As a quick aside, I think his growth as a character can be seen through his clothes. When he first appeared he wore a frock coat and a severe white shirt buttoned up to his throat. Very formal. He still wears the frock coat, though it looks a little frayed and worse for wear this season, but he is wearing beat up t-shirts and a hoodie under it. His appearance has become less formal to mirror his attitude. I confess that I like this look a lot, partially because I’ve been wearing a frock coat/hoodie combo in fall and spring for years now. I feel like I’m participating in stealth cosplay every time I leave the house, much more so than when I wore the trench coat, hat, and scarf many years ago.

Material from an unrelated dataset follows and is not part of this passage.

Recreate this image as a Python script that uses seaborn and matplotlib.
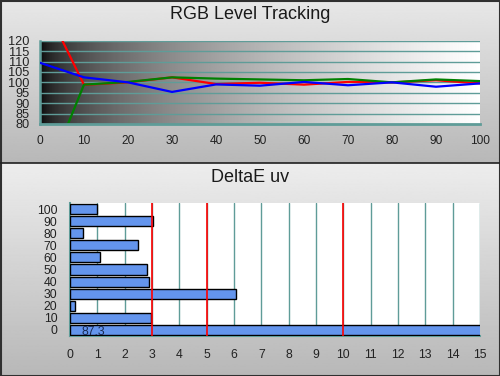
import numpy as np
import pandas as pd
import matplotlib
matplotlib.use("Agg")
import matplotlib.pyplot as plt
from matplotlib.patches import Rectangle
from matplotlib.lines import Line2D
import seaborn as sns

# ---- data ----
levels = [0, 10, 20, 30, 40, 50, 60, 70, 80, 90, 100]
red_vals = [142, 98.8, 100.0, 102.4, 99.2, 99.8, 98.9, 100.2, 100.0, 101.0, 99.5]
green_vals = [47, 98.9, 100.2, 102.4, 101.8, 101.4, 101.0, 101.6, 100.0, 101.4, 100.6]
blue_vals = [109.4, 102.4, 100.0, 95.4, 99.0, 98.4, 100.2, 98.6, 100.0, 97.9, 99.5]

de_labels = ["0", "10", "20", "30", "40", "50", "60", "70", "80", "90", "100"]
de_values = [87.3, 2.95, 0.2, 6.09, 2.9, 2.83, 1.11, 2.5, 0.49, 3.05, 0.98]
limit_lines = [3, 5, 10]

top_title = "RGB Level Tracking"
bottom_title = "DeltaE uv"

# ---- style ----
sns.set_style("white")
plt.rcParams["font.family"] = ["Liberation Sans", "DejaVu Sans"]
teal = "#5f9c98"
W, H = 500, 376
fig = plt.figure(figsize=(W / 100, H / 100), dpi=100)

split = 163 / H
# panel backgrounds
for (y0, h, c_top, c_bot) in [(1 - split, split, 0.91, 0.72), (0, 1 - split, 0.93, 0.72)]:
    bg = fig.add_axes([0, y0, 1, h], zorder=-10)
    g = np.linspace(c_top, c_bot, 256).reshape(-1, 1)
    bg.imshow(g, cmap="gray", vmin=0, vmax=1, aspect="auto", extent=[0, 1, 0, 1])
    bg.set_axis_off()

fig.add_artist(Line2D([0, 1], [1 - split, 1 - split], transform=fig.transFigure, color="#202020", lw=1.2))
fig.add_artist(Rectangle((0.001, 0.001), 0.998, 0.997, transform=fig.transFigure, fill=False, ec="#303030", lw=1.5))

fig.text(0.5, 1 - 14.5 / H, top_title, ha="center", va="center", fontsize=13, color="#1a1a1a")
fig.text(0.5, 1 - 177.5 / H, bottom_title, ha="center", va="center", fontsize=13, color="#1a1a1a")

# ---- top chart ----
ax1 = fig.add_axes([40 / W, 1 - 124 / H, 440 / W, 83.3 / H])
xg = np.linspace(0, 1, 512)
grad = np.tile(xg ** 0.5, (2, 1))
ax1.imshow(grad, cmap="gray", vmin=0, vmax=1, aspect="auto", extent=[0, 100, 80, 120], zorder=0)

df = pd.DataFrame({
    "level": levels * 3,
    "value": red_vals + green_vals + blue_vals,
    "channel": ["R"] * len(levels) + ["G"] * len(levels) + ["B"] * len(levels),
})
sns.lineplot(data=df, x="level", y="value", hue="channel",
             palette={"R": "#ff0000", "G": "#008000", "B": "#0000ff"},
             hue_order=["R", "G", "B"], linewidth=1.6, legend=False, ax=ax1, zorder=3)
ax1.set_xlim(0, 100)
ax1.set_ylim(80, 120)
ax1.set_xticks(range(0, 101, 10))
ax1.set_yticks(range(80, 121, 5))
for yv in range(85, 121, 5):
    ax1.axhline(yv, color=teal, lw=1.0, zorder=2)
ax1.set_xlabel("")
ax1.set_ylabel("")
for s in ["top", "right"]:
    ax1.spines[s].set_visible(False)
ax1.spines["left"].set_color(teal)
ax1.spines["left"].set_linewidth(1.8)
ax1.spines["bottom"].set_color(teal)
ax1.spines["bottom"].set_linewidth(2)
ax1.spines["bottom"].set_zorder(4)
ax1.tick_params(axis="x", direction="inout", length=8, width=1.6, color=teal, pad=4,
                labelsize=8.6, labelcolor="#222222")
ax1.tick_params(axis="y", direction="inout", length=6, width=1.3, color=teal, pad=4.5,
                labelsize=9.2, labelcolor="#222222")

# ---- bottom chart ----
ax2 = fig.add_axes([70 / W, 1 - 336 / H, 410 / W, 133 / H])
ax2.set_facecolor("white")
order = de_labels[::-1]
sns.barplot(x=de_values, y=de_labels, order=order, orient="h", color="#6495ed",
            edgecolor="black", linewidth=1.0, width=0.83, saturation=1, ax=ax2, zorder=3)
ax2.set_xlim(0, 15)
ax2.set_ylim(10.5, -0.5)
ax2.set_xticks(range(0, 16))
for xv in range(1, 16):
    ax2.axvline(xv, color=teal, lw=1.0, zorder=1)
for xv in limit_lines:
    ax2.axvline(xv, color="#ff0000", lw=1.2, zorder=4)
ax2.set_yticks(np.arange(-0.5, 11, 1), minor=True)
ax2.tick_params(axis="y", which="major", length=0, pad=9, labelsize=8.8, labelcolor="#222222")
ax2.tick_params(axis="y", which="minor", direction="inout", length=6, width=1.3, color=teal)
ax2.tick_params(axis="x", direction="inout", length=7, width=1.5, color=teal, pad=5.5,
                labelsize=8.8, labelcolor="#222222")
ax2.set_xlabel("")
ax2.set_ylabel("")
for s in ["top", "right"]:
    ax2.spines[s].set_visible(False)
ax2.spines["left"].set_color(teal)
ax2.spines["left"].set_linewidth(1.5)
ax2.spines["bottom"].set_color(teal)
ax2.spines["bottom"].set_linewidth(1.5)
idx0 = order.index("0")
ax2.text(0.85, idx0 + 0.2, f"{de_values[0]:.1f}", ha="center", va="center",
         fontsize=8.8, color="#1a2a50", zorder=6)

fig.savefig("out.png", dpi=100)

Part Four: It’s astounding, Time is fleeting
So I’m losing Time: my home town and the moments of my life. There are people and relationships I have lost. I relate to the current Doctor because of this. Some days I feel old and look at the enthusiasm of youth with the painful wisdom of knowing they don’t know what awaits them. The painful wisdom of knowing neither do I. It is more difficult to pursue and create meaningful relationships because I know many of them will not last. People go away, not because of failed friendships or relationships but because of Time. Many of the dearest are still out there. We have the metaphorical Tardis of shared space on social media (much bigger on the inside), and the occasional reunion where we reminisce about old adventures but rarely actually share a new one. There will be new companions I love, but the old ones are always just the ghost of a memory away.
But Time isn’t a ghost town. It’s filled with people, just waiting to come into your life and change it. People who are waiting for you to appear like magic and bring them new adventures.
That’s the point of living with a child-like wonder. You never know what people will prove to be the best companions. Live in the moment, enjoy them now, dance with them in the playground of your life. Create the best future you can because the future is just nostalgia that hasn’t happened yet.